_What you will do_. Could you copy exactly the lines from the start of the records through the one containing "start_date = dt.date(2018, 8, 3)", both included, and leave out the pictures?

(Stored data)
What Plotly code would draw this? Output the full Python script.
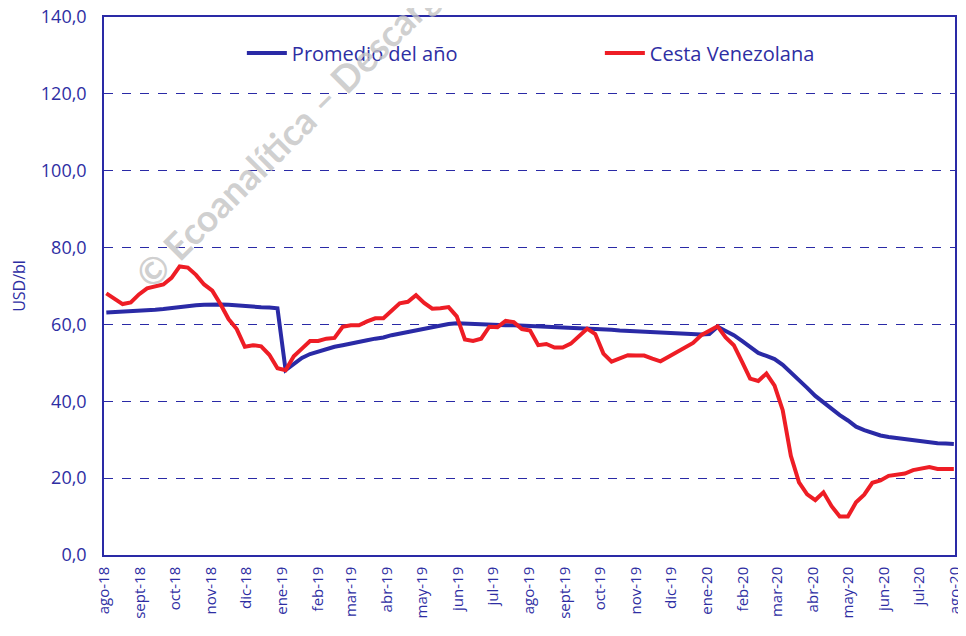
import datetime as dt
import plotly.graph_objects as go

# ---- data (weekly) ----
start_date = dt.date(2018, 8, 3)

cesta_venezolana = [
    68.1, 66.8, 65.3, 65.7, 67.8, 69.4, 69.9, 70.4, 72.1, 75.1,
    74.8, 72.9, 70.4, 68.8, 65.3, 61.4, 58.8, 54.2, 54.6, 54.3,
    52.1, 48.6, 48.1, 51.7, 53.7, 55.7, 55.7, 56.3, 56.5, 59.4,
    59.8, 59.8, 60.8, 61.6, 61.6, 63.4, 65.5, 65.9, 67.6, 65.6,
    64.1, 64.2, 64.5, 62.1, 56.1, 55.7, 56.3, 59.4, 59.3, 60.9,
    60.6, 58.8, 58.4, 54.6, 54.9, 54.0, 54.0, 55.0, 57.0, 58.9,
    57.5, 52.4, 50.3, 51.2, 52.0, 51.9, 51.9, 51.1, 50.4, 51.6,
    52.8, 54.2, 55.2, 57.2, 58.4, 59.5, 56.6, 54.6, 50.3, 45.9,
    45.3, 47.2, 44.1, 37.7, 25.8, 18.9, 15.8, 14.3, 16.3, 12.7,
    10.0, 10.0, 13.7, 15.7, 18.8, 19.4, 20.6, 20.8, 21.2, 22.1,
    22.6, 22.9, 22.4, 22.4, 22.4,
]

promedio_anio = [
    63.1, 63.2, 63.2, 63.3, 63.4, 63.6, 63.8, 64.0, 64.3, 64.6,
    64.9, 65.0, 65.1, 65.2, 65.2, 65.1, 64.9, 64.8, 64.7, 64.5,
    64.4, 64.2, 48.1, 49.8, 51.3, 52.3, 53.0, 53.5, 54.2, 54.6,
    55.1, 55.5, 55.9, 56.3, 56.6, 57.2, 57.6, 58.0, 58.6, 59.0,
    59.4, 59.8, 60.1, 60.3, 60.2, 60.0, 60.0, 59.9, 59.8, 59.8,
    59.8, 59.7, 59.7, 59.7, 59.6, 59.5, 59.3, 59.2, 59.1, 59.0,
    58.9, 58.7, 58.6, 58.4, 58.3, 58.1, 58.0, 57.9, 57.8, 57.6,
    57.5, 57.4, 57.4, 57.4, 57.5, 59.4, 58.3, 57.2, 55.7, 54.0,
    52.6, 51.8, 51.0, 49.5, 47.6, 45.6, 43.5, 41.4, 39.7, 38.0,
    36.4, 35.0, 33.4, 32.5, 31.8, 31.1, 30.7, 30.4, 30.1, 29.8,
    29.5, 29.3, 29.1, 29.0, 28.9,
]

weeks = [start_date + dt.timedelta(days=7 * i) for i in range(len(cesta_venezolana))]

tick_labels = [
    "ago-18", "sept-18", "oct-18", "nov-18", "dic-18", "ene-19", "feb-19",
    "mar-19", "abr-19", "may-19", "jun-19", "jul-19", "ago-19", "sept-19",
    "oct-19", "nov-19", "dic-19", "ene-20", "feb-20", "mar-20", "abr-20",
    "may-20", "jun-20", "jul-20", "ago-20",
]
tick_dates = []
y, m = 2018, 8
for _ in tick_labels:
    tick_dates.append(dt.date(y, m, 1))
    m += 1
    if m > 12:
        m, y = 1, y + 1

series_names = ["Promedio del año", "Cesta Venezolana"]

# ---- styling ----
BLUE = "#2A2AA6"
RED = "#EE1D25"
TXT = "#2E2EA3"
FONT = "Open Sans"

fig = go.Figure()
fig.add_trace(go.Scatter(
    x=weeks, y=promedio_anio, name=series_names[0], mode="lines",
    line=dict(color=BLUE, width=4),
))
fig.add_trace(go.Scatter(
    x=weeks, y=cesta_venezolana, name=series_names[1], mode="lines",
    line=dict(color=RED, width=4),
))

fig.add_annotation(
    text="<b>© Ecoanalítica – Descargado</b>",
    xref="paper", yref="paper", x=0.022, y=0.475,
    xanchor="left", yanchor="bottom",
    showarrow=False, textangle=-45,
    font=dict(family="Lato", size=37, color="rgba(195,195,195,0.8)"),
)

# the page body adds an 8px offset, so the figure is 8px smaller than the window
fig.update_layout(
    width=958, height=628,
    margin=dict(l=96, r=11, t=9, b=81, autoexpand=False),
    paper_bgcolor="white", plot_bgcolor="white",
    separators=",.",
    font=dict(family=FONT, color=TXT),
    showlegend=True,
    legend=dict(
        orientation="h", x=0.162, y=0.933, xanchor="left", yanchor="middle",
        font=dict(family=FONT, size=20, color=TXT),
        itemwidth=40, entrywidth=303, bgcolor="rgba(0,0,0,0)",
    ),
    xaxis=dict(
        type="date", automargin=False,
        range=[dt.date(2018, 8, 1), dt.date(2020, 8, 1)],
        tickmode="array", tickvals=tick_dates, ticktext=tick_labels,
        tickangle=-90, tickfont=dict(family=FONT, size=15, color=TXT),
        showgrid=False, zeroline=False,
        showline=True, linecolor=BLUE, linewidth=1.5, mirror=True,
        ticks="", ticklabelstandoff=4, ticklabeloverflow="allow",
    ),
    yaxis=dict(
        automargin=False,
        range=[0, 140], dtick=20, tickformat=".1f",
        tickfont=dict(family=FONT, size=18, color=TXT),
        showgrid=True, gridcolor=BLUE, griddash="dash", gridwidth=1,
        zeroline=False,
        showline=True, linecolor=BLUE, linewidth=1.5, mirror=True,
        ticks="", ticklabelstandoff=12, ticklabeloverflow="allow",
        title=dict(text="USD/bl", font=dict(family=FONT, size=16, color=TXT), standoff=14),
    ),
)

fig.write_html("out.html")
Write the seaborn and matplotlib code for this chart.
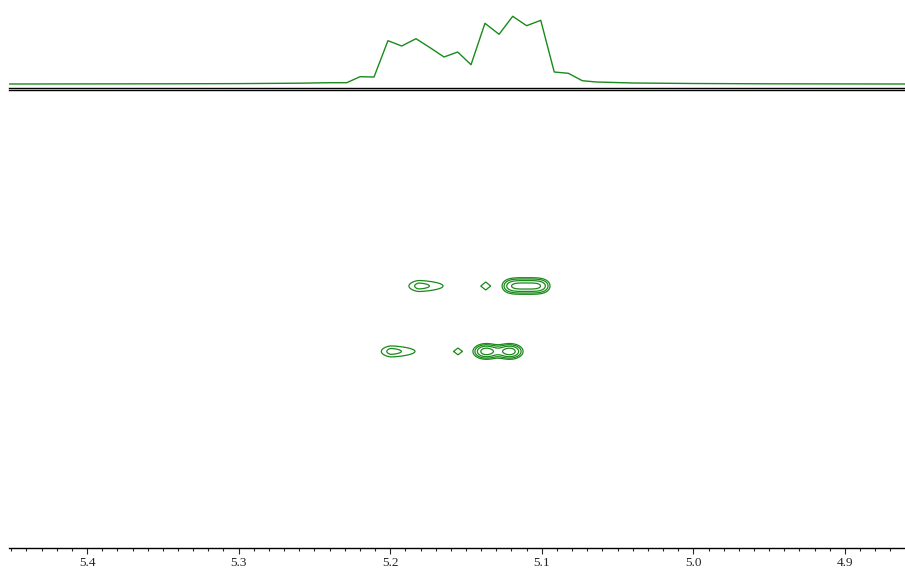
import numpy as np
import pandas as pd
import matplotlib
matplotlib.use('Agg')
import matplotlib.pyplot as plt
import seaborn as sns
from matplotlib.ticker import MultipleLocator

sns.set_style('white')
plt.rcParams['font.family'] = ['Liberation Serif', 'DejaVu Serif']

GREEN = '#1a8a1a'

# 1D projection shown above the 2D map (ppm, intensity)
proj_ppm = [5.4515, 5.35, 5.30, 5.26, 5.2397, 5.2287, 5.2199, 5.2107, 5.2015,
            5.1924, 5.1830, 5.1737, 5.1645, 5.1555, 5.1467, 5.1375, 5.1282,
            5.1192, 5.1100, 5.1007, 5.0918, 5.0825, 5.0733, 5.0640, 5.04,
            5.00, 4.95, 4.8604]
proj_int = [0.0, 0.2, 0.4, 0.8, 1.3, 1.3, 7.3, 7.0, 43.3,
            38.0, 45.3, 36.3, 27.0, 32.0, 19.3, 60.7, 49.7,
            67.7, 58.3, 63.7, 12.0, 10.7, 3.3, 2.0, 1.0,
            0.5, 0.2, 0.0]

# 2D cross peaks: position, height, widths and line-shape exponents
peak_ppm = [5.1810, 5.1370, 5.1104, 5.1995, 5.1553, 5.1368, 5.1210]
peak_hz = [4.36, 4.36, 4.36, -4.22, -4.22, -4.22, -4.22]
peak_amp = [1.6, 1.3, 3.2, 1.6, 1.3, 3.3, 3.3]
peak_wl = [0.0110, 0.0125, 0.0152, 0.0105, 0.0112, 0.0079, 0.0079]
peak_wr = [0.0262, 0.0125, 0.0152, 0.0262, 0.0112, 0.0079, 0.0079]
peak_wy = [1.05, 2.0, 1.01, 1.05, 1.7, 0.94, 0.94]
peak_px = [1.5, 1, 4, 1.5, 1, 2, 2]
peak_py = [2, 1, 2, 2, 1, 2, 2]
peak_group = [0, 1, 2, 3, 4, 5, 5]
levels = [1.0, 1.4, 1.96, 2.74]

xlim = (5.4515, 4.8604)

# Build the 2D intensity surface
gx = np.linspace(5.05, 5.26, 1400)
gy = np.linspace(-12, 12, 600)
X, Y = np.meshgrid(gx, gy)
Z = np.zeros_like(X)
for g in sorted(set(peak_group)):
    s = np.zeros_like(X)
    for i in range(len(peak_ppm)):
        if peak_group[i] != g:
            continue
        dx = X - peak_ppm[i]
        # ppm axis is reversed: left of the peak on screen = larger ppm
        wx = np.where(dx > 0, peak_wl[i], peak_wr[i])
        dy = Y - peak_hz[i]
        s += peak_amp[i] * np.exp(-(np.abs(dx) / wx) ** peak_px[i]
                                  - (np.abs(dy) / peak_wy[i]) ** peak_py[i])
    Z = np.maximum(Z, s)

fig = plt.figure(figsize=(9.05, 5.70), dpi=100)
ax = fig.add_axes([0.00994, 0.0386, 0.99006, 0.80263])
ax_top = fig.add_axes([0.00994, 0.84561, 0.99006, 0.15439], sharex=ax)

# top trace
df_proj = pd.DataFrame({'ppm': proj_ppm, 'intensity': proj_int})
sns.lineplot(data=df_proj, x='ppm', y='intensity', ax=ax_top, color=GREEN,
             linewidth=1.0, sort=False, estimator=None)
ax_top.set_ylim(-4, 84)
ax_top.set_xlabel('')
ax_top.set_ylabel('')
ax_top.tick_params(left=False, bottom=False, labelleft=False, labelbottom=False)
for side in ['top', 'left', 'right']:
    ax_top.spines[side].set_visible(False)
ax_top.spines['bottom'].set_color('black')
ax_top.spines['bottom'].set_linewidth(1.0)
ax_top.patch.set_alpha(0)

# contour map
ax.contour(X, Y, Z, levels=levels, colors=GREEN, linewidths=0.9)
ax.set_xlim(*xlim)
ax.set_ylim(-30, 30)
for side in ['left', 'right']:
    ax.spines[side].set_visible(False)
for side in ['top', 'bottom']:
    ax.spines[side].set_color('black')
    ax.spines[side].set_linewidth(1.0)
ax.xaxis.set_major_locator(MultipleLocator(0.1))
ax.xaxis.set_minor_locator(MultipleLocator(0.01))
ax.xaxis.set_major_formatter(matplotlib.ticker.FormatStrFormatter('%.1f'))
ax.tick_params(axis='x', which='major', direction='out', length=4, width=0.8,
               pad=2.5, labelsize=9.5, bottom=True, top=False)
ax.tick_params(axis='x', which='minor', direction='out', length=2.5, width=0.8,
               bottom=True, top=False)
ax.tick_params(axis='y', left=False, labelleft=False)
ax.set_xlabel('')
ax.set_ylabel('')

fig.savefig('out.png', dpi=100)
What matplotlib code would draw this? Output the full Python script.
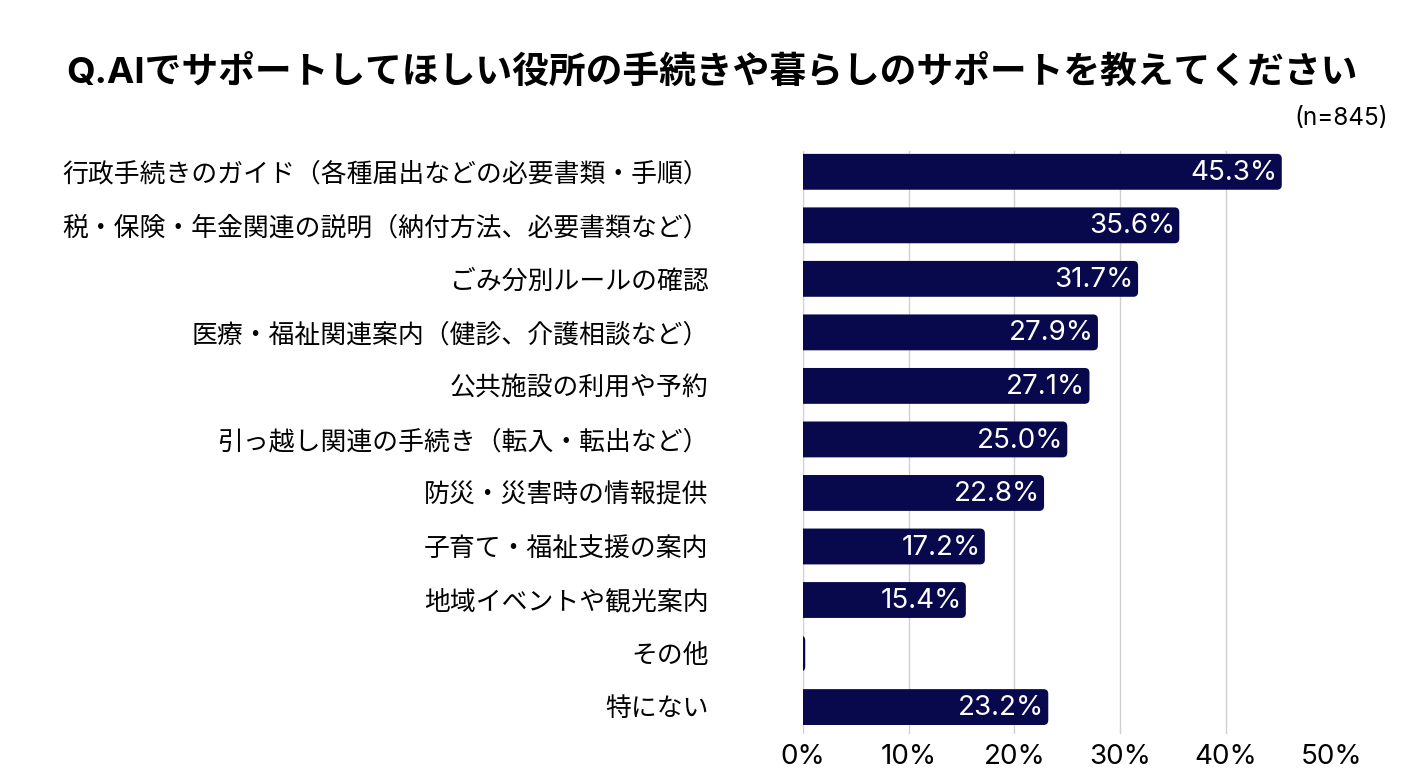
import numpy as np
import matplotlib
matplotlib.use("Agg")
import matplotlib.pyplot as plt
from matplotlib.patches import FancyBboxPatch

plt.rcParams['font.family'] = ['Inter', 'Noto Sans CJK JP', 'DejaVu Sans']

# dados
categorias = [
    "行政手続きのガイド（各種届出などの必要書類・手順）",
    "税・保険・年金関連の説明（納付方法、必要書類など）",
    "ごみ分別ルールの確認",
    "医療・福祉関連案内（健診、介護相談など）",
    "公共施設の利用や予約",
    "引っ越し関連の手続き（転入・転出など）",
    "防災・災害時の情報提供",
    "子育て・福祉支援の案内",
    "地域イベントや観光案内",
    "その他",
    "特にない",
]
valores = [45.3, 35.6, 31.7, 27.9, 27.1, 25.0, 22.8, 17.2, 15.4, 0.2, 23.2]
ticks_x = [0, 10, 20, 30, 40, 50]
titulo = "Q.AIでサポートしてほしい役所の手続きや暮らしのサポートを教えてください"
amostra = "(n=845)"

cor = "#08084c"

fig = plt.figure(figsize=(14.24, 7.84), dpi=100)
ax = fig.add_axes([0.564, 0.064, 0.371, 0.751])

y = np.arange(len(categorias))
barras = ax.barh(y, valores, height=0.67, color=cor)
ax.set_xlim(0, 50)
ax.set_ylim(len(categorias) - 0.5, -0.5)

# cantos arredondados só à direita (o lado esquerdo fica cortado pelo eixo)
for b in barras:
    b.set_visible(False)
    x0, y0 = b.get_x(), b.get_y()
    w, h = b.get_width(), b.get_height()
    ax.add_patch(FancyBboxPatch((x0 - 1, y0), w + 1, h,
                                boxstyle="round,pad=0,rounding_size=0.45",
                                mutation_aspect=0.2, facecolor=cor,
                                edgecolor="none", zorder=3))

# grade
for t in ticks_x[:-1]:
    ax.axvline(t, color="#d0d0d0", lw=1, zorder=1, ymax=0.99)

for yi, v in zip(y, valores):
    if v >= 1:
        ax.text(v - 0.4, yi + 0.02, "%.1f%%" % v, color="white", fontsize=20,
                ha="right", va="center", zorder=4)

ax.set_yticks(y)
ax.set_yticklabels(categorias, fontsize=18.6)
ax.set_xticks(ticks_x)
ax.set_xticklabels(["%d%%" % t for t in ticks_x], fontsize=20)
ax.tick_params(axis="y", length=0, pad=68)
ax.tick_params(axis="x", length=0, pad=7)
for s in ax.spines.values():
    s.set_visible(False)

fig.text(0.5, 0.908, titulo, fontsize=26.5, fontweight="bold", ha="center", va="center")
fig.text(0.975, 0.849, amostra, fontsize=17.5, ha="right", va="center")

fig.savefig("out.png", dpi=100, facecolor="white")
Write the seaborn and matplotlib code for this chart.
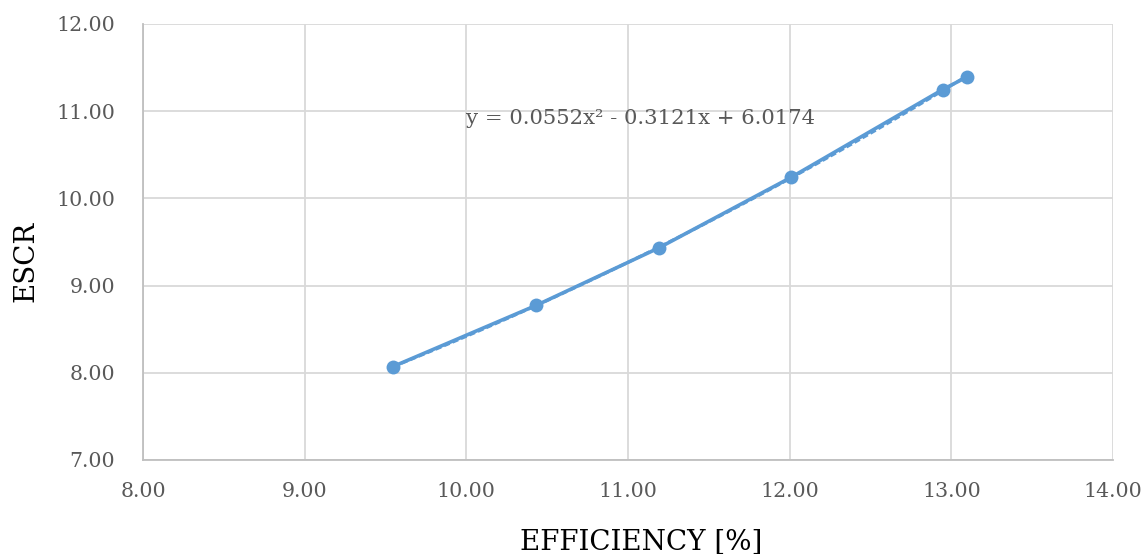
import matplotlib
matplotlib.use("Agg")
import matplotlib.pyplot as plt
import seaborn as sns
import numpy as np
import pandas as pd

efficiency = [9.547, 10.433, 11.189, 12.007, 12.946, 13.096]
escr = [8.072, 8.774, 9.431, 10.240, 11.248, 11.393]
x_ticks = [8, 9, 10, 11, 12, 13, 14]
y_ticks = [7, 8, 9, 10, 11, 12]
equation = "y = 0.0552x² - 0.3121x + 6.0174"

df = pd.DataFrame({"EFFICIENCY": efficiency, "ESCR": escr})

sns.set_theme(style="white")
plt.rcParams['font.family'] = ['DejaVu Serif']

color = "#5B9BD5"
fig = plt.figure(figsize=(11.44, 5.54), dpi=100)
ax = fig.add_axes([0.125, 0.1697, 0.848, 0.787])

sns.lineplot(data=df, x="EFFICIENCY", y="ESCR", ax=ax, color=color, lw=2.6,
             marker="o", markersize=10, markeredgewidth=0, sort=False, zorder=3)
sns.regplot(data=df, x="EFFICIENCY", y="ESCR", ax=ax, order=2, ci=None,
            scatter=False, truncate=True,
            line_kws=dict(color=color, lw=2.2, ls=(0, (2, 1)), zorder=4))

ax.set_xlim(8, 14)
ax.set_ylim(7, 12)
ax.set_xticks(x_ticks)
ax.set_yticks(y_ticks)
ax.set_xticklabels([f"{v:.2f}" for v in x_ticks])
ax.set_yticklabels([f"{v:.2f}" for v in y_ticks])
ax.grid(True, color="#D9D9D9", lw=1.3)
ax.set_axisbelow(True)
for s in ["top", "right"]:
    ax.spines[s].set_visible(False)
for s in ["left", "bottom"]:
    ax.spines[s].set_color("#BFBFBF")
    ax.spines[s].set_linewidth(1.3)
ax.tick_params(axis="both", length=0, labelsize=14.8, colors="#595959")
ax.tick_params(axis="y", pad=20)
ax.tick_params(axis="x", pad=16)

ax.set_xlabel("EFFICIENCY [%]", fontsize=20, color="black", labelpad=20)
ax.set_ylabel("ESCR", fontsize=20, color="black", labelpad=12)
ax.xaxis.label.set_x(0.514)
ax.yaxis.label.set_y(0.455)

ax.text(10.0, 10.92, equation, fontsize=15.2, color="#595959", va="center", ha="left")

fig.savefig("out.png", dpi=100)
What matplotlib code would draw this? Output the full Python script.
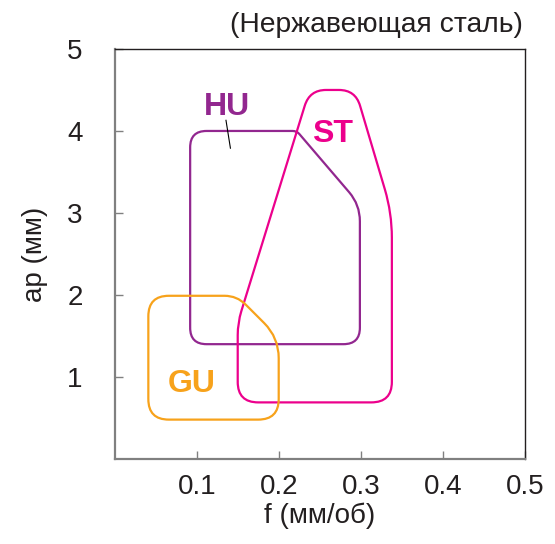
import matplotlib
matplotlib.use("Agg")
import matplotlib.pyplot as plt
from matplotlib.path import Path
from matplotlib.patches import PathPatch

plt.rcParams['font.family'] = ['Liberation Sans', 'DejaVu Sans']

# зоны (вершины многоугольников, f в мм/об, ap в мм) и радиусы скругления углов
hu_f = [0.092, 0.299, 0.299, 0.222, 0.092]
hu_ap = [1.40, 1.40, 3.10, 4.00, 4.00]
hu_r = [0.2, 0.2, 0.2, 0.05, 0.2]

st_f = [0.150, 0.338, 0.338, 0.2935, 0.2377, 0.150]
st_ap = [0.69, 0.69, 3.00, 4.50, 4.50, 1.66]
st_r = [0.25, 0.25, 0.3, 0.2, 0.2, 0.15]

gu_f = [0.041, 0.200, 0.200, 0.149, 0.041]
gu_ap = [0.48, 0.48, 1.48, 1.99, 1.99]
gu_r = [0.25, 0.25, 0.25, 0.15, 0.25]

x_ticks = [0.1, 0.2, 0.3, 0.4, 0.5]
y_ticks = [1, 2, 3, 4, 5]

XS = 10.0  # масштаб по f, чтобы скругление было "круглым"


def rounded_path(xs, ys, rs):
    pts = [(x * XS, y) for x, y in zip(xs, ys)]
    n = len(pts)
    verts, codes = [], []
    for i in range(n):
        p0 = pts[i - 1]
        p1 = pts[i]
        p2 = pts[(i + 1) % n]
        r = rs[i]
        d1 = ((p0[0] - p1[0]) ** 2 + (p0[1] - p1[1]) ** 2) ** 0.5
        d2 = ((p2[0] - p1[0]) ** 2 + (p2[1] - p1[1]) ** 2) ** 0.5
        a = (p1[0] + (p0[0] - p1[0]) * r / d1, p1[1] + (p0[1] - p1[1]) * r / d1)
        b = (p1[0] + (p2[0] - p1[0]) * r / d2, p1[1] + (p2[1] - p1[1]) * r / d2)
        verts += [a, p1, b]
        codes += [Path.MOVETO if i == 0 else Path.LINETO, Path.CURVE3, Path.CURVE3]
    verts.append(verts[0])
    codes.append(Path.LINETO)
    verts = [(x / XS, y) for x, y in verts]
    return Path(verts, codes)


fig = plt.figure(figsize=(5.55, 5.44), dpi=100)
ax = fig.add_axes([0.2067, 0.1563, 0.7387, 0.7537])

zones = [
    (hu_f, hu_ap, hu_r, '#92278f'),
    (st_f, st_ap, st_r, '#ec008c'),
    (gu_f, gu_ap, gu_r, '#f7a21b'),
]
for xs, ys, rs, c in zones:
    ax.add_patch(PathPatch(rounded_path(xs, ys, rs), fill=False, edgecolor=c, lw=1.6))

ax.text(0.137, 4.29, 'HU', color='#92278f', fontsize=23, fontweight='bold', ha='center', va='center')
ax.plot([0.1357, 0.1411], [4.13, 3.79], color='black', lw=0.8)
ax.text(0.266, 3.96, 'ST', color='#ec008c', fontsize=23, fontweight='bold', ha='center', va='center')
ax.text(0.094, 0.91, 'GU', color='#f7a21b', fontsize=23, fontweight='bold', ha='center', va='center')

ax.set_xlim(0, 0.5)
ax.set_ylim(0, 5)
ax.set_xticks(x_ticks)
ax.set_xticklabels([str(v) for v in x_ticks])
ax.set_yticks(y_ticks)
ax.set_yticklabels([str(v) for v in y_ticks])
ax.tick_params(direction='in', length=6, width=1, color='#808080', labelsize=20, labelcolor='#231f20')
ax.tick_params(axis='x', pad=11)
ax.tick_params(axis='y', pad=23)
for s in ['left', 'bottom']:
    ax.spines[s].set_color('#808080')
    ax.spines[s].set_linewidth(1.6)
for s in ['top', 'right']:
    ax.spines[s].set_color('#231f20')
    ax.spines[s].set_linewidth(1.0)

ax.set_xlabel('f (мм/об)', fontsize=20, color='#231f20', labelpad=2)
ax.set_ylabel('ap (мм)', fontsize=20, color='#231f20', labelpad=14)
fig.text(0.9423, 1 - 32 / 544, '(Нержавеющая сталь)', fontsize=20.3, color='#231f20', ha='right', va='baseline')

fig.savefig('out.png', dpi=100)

_Full response_.
What Plotly code would draw this? Output the full Python script.
import datetime as dt
import plotly.graph_objects as go

# ---- data (weekly) ----
start_date = dt.date(2018, 8, 3)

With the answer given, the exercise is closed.